Charming. Of course, this requires the #inclusion of <math.h>, (and the
first one requires <stdlib.h>, but you're more likely to have that
already), are probably massively less efficient than a straight
comparison, and can cause overflow that a simple comparison cannot.
Hmm. I had the impression that avoidance of any explicit
comparison/decision structure was the OP's _objective_.
From a mathematical standpoint, both expressions I'd given are correct, and
satisfy the OP's objective (assuming that I understood it correctly).

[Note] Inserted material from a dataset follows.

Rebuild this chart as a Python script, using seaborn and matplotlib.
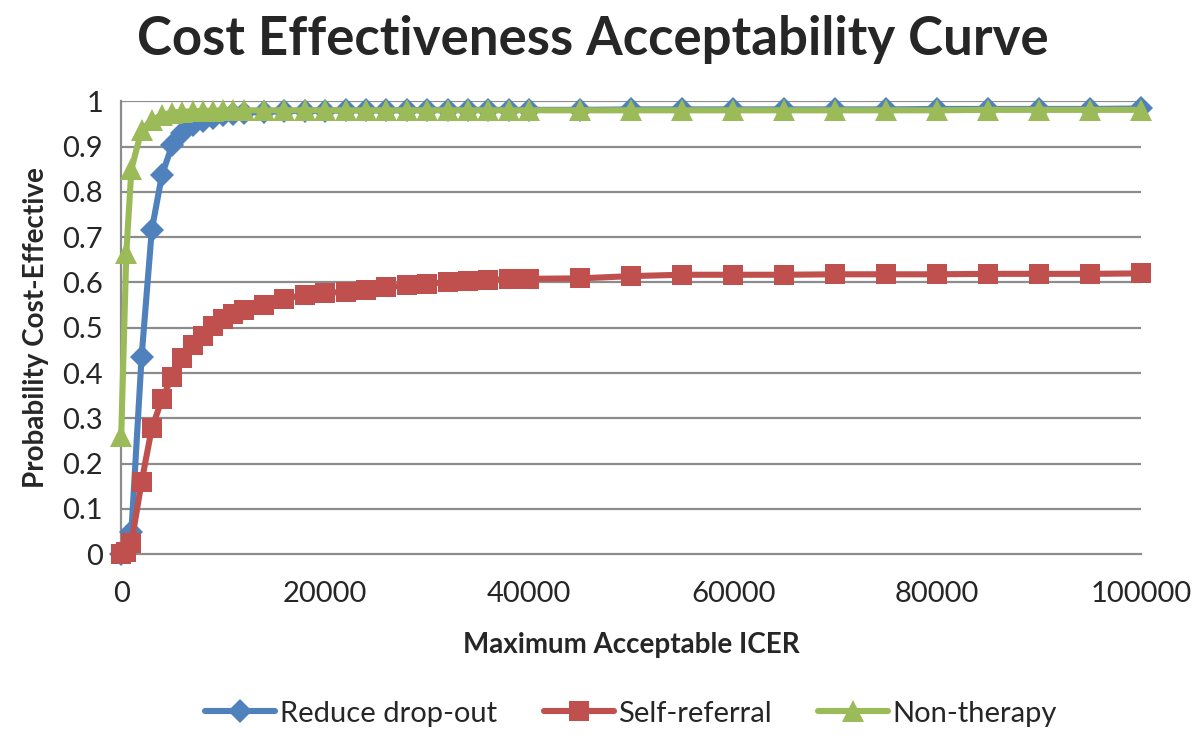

Oh, and it's spelled sqrt(), not Sqrt(), and the ^ operator does not do
what you think it does.
I never said I was writing anything in any computer language. Surely
if what I wrote did not make sense in a given language, one might
reasonably have assumed that it was not intended to be construed in that
language!
As I suppose you know, by writing (a-b)^2, I was indicating that (a-b) be
squared. And I intended to write Sqrt, rather than sqrt. In doing so, I was
following the convention according to which the principal value of a
multivalued relation is distinguished by capitalisation. For example,
according to that convention, asin(0) has an infinite number of values,
while Asin(0) has the single value 0.
Ben's solution is much better,
I too am a proponent of Iverson bracket notation. However, such a solution
does not meet the OP's objective, at least as I understood it.